News Flash

Home - Fairground News

Posted on: September 2, 2022

Showing livestock is a family tradition

Holstein dairy cattle

One of the biggest jobs at the fair for fair board members is organizing and running the many livestock shows. 

Prep work for the fair starts months in advance as board members work to find judges from outside the county. The Cleveland County Fair is always the first weekend after the Labor Day holiday and the state fair follows next week. That means they are competing with other fairs to retain the best judges. 

Entries for livestock have already been turned in, and on the evening of Wednesday, Sept. 7, livestock will be checked-in and weighed at the Fair Barn before the fair starts on Thursday. 

That’s when the real work begins. Fair Board member Jake Calvert said unloading cattle after all the vendors have moved in, presents unique challenges. 
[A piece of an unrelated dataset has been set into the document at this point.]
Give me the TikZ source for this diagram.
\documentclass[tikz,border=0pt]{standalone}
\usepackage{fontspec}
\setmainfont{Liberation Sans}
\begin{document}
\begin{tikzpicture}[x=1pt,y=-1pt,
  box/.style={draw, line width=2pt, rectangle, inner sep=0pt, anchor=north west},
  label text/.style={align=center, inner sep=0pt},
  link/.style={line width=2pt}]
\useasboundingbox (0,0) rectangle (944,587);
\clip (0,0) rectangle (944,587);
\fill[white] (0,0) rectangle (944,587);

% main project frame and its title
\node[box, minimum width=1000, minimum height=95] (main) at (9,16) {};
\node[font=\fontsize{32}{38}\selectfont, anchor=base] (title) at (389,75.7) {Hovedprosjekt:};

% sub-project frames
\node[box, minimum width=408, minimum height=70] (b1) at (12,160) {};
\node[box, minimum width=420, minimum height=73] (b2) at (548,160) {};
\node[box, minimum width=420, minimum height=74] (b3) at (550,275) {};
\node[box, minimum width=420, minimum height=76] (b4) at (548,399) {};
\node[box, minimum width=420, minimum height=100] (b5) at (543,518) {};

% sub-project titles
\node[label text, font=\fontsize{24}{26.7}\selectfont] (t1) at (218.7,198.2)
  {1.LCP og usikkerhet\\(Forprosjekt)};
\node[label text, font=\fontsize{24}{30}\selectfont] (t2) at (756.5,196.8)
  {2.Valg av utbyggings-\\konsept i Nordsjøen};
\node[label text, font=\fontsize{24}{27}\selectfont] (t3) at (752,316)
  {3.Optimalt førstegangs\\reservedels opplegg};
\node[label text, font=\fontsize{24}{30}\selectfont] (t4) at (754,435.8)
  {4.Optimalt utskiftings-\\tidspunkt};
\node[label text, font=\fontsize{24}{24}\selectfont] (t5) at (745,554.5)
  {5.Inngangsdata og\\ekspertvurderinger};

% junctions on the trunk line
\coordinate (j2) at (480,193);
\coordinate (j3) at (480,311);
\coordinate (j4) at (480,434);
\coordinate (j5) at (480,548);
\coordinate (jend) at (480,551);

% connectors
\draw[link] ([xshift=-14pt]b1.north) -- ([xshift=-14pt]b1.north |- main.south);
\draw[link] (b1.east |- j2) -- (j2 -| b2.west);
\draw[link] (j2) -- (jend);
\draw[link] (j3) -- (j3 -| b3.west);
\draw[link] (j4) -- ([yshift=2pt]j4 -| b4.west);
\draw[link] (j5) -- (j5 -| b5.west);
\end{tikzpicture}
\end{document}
“There are all kinds of trucks and kids and cattle and everybody is going everywhere,” he said. 

Calvert works with Fair Board member Carl Mize and Fair Board President John McDaniel on the livestock shows. The three sit on a committee that works with the livestock groups on the rules and help keep the show running smoothly. 

“I have what you might call the least responsibility with management of the barn and in numbers of the livestock than John and Carl,” Calvert said. 

All of them pitch in despite their specialties, but McDaniel is in charge of dairy cattle and poultry. At a young age. he was helping with the cows on the family farm. 

“I was raised on a dairy farm,” McDaniel said. “My grandmother had chickens on the same farm, so I was always working with chickens or working with cows.” 

Both Calvert and McDaniel grew up showing animals and have passed it on to younger generations. 

“My first fair was in 1961, and I’ve watched kids with show projects go and come and now their grandkids are showing,” McDaniel said. “You don’t have many new families, we have the families that have been there for years and years. My grandkids are showing now.” 

Both said caring for animals is a learning experience for the kids who exhibit at the fair. 

“You’ve got to be there for the baby animals,” McDaniel said. “When we give them baby chicks. We tell them those baby chicks can’t turn the water on. Taking care of those animals is their responsibility.” 

Calvert’s area of expertise is beef cattle and he believes caring for animals builds character. 

“It’s my honest belief that showing livestock builds a level of responsibility that you can’t build into kids playing sports or cheerleading or playing piano. Not that any of those aren’t good things, but when you have to care for living, breathing things it builds a sense of responsibility,” he said. 

Those kids tend to grow up to be responsible and hard working, and they understand what it means to have a living creature reliant upon them. 

“At my house, the animals came before the people did,” Calvert said. “You don’t sit down to dinner until the chores are done. It breeds a different type of kid.” 

McDaniel is pleased with the number of livestock entries they have for the county fair this year. 

“We have about 40 dairy cows this year,” he said. “There’s no other county fair with that many, I don’t think, and the poultry show is up around 300 which is really good for a county fair.” 

Fair Board Secretary Sandy McClure said there were 20 entries each in Beef Cattle and Meat Goats, 34 Sheep, 16 Swine, 37 Dairy Cattle, 41 Dairy Goats and 50 Rabbits, showing this year. Numbers of rabbits and poultry are up, but some of the numbers are down this year, probably due to increases in feed. 

“I think the challenges to anything right now is feed, and the high price of feed to keep the animal going,” said McDaniel. “It’s difficult for exhibitors to fund their projects.” 

Calvert is a beef producer, and when he was elected to the Cleveland County Fair Board, they needed someone to fill that niche, so it was a natural fit. Living in Oklahoma, means weather challenges, he said. 

“Typically, we have warm weather at the beginning of September which makes it is tough to keep cattle cool in the Fair Barn,” he said. 

Calvert said he’d like to encourage people who have never spent time in the Fair Barn to come check out the live stock shows which run through the day on Friday and Saturday and finish out on Sunday afternoon with the poultry shows. 

“The majority of people who are not familiar with the livestock part of the fair would be pleasantly surprised with meeting the kids, the parents and the teachers who could answer their questions,” he said. “Most of the time, kids who grow up showing livestock stay involved in agriculture. Helping kids show livestock helps build the people who are going to feed us in the future.” 

Calvert said working with these kids at the fairs and other shows always gives him a better outlook on life. 

“I spend three or four days around those kids and watch them hustle to keep the barn clean, their animals clean and to talk about their projects and I come back with a renewed sense of positivity about our future,” he said.